> Exercise aim: Line by line, reproduce exactly the beginning of the listing below, ending with the line that contains "const serif = 'Liberation Serif';" and adding nothing.

========

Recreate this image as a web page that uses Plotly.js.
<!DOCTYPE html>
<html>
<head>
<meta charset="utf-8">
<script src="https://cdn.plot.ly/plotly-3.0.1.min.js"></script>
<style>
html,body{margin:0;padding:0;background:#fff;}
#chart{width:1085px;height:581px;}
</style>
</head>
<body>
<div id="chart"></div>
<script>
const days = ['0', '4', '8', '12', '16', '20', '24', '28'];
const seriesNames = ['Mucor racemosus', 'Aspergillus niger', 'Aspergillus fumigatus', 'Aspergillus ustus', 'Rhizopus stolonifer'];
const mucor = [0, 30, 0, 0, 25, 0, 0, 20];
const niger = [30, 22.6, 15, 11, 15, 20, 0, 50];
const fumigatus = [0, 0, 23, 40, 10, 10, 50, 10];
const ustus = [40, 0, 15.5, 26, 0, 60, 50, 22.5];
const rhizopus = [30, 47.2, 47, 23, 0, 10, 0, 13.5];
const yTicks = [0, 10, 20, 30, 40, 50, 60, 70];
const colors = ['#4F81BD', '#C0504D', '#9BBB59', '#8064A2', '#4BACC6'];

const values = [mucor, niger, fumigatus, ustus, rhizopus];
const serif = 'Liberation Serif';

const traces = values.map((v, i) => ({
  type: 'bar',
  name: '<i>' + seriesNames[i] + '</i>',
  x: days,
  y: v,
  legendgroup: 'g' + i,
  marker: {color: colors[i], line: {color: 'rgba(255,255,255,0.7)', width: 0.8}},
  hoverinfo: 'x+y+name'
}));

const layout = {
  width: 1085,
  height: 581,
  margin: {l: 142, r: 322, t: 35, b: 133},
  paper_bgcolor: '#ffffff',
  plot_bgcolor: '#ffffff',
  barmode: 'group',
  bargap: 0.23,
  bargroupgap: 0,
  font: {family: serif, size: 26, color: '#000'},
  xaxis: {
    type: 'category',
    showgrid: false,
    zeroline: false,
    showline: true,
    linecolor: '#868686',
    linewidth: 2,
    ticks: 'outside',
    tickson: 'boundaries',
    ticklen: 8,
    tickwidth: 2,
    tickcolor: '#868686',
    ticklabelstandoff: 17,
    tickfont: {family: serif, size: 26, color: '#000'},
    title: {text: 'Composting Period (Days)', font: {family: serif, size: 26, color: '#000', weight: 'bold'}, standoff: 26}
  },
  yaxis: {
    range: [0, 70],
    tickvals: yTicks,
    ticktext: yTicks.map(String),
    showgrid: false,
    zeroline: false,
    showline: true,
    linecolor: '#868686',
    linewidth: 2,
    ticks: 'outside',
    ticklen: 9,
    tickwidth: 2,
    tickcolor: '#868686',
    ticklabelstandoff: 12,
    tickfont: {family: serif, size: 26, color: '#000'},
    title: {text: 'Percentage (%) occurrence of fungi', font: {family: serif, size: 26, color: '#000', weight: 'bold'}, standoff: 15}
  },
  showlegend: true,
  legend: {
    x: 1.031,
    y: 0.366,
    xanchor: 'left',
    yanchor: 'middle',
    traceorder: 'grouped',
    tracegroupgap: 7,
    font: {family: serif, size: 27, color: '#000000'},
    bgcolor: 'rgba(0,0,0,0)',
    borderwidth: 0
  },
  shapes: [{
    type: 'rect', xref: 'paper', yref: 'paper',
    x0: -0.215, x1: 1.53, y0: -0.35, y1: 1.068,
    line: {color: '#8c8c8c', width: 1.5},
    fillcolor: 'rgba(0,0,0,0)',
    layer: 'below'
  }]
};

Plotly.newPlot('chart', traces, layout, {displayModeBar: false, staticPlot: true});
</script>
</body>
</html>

========

> Exercise answer:
Recreate this image as a web page that uses Plotly.js.
<!DOCTYPE html>
<html>
<head>
<meta charset="utf-8">
<script src="https://cdn.plot.ly/plotly-3.0.1.min.js"></script>
<style>
html,body{margin:0;padding:0;background:#fff;}
#chart{width:1085px;height:581px;}
</style>
</head>
<body>
<div id="chart"></div>
<script>
const days = ['0', '4', '8', '12', '16', '20', '24', '28'];
const seriesNames = ['Mucor racemosus', 'Aspergillus niger', 'Aspergillus fumigatus', 'Aspergillus ustus', 'Rhizopus stolonifer'];
const mucor = [0, 30, 0, 0, 25, 0, 0, 20];
const niger = [30, 22.6, 15, 11, 15, 20, 0, 50];
const fumigatus = [0, 0, 23, 40, 10, 10, 50, 10];
const ustus = [40, 0, 15.5, 26, 0, 60, 50, 22.5];
const rhizopus = [30, 47.2, 47, 23, 0, 10, 0, 13.5];
const yTicks = [0, 10, 20, 30, 40, 50, 60, 70];
const colors = ['#4F81BD', '#C0504D', '#9BBB59', '#8064A2', '#4BACC6'];

const values = [mucor, niger, fumigatus, ustus, rhizopus];
const serif = 'Liberation Serif';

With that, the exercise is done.